Balla suspects that most Islamophobic people are either ignorant or misinformed. Both Balla and Musa wish that people understood the true nature of their religion— that it is a religion of peace, not hate.
“We just try our best to be a part of this country and not trying to terrorize anybody and we don’t like hate people of a certain race or sexuality or anything that defines them,” Balla said.
Musa points out that Islam is not all that different from Christianity and Judaism. In fact, it shares several stories with the Bible and the Torah.
“At Sunday school we were taught to respect and coexist with other religions and people. We were also taught to follow the example of Prophet Muhammad, who respected his neighbors and acquaintances even when they hurt him and his followers,” Musa said.
Musa says that ISIS, which sways from these ideologies, is not representative of the beliefs of the 1.7 billion Muslims around the world.

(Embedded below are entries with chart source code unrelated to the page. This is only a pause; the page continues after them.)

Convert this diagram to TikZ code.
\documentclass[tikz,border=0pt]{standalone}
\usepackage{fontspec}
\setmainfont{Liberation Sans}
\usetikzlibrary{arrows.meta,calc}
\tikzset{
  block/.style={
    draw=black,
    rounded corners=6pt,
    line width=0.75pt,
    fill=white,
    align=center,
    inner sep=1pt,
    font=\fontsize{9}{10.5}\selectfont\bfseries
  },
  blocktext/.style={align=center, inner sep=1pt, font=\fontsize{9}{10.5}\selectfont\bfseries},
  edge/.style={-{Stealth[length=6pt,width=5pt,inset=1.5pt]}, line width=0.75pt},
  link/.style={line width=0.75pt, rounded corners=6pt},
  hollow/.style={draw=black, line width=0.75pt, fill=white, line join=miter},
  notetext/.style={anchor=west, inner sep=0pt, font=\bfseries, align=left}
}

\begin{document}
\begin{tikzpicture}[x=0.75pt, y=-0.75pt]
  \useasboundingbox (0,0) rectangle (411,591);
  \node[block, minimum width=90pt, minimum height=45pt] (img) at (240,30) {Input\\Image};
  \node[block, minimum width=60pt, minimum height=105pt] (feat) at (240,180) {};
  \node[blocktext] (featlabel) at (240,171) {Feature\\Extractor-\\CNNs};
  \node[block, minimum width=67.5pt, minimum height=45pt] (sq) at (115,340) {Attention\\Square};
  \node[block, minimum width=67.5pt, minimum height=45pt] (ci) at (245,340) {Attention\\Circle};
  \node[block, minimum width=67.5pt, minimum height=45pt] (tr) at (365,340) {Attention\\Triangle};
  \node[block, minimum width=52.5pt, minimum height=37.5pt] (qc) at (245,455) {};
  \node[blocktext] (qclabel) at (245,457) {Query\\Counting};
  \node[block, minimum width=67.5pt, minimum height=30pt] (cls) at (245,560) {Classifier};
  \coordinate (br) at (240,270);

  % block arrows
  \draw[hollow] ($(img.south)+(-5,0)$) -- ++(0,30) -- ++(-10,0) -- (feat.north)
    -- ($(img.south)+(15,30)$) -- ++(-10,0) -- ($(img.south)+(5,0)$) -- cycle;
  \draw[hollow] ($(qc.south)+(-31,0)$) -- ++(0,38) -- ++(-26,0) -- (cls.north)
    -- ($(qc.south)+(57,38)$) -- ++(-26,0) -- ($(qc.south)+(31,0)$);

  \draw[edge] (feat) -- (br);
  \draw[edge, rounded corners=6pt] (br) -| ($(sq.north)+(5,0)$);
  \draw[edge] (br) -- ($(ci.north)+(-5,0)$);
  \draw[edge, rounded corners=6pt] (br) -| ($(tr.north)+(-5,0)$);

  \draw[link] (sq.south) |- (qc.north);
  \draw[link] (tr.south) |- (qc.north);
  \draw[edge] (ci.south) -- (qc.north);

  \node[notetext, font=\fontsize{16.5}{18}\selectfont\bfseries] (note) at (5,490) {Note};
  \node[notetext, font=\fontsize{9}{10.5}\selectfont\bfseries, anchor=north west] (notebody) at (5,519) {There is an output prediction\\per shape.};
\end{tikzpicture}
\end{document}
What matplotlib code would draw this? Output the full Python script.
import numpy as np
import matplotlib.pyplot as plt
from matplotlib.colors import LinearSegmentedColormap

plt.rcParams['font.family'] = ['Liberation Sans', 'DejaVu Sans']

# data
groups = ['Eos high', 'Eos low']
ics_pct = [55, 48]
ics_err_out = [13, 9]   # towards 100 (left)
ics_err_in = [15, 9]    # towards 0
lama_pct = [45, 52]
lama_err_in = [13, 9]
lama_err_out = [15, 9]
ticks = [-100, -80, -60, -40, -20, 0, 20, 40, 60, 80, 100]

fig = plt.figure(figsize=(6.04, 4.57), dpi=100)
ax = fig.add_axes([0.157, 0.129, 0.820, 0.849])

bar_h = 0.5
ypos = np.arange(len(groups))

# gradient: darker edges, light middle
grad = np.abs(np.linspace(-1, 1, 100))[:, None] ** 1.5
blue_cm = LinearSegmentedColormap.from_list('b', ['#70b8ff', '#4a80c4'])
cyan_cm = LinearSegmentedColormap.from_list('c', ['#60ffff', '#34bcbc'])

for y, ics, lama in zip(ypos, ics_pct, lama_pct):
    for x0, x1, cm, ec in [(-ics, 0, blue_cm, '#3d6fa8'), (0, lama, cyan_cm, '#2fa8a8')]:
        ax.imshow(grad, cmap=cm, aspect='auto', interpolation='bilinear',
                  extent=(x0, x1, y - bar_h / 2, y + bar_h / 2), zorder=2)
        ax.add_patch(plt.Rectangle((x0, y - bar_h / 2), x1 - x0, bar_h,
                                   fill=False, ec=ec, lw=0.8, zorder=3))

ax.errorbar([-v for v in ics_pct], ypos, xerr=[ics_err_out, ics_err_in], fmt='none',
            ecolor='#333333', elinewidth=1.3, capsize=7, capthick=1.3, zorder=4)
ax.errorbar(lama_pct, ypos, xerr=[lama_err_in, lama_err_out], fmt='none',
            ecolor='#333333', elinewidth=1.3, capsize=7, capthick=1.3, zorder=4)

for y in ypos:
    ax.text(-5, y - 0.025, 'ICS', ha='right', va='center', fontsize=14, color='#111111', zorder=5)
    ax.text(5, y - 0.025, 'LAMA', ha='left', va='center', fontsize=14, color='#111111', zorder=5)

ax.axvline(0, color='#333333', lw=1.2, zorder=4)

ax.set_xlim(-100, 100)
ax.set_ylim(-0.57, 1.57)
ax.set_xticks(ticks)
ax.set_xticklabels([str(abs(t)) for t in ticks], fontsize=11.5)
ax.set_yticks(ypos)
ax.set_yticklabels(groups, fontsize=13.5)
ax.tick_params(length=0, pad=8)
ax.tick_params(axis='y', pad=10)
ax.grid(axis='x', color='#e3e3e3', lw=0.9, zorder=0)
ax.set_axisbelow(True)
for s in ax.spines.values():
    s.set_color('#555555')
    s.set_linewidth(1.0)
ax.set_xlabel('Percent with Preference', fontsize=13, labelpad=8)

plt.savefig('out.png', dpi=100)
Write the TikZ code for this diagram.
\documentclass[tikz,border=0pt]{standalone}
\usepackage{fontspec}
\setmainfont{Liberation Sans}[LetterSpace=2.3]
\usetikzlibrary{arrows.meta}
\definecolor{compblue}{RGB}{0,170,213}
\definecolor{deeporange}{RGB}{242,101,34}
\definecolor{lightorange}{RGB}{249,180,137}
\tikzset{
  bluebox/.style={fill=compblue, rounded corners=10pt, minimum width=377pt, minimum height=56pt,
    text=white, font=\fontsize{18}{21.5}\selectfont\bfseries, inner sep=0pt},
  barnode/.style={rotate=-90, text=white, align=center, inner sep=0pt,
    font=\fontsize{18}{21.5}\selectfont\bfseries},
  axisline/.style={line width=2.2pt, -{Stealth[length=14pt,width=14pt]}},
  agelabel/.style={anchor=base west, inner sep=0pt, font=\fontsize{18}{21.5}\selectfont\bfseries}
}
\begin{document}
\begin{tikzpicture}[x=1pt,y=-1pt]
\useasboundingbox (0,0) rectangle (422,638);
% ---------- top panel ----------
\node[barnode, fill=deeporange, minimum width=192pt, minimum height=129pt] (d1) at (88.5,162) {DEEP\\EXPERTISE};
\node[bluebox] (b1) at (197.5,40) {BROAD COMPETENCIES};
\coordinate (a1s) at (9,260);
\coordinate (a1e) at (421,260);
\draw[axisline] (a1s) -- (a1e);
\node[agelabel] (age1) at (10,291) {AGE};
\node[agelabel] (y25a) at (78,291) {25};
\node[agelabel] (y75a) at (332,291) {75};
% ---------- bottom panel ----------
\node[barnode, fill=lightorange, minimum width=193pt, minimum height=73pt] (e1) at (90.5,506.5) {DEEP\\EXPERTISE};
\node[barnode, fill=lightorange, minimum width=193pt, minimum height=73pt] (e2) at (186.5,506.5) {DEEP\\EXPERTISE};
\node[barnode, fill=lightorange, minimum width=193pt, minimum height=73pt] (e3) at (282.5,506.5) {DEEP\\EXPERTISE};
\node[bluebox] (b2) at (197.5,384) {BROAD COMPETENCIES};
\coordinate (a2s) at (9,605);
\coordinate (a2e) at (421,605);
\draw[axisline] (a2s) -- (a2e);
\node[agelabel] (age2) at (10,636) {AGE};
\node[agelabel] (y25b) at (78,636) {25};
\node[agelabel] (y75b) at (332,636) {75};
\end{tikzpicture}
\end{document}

“War in Islam is only acceptable in self-defense, and even then it has strict limitations, and what the groups in the Middle East are doing is wrong and unjustified,” Musa said. “[It is] something that the large majority of Muslims would condemn.”
“I just hope to be the person who breaks the stereotype of Islam being connected to terrorism by being a good citizen,” Musa said.
Sometimes, Musa feels like she must go out of her way to prove her loyalty to the United States. She worries that if she doesn’t, people will think that she agrees with what is happening in the Middle East.
Balla also believes that some people doubt her loyalty to the United States, but she doesn’t go out of her way to prove it.
“I think it’s important for everyone to expect the best out of other people and if people can’t do that for me, they’re not worth it,” Balla said.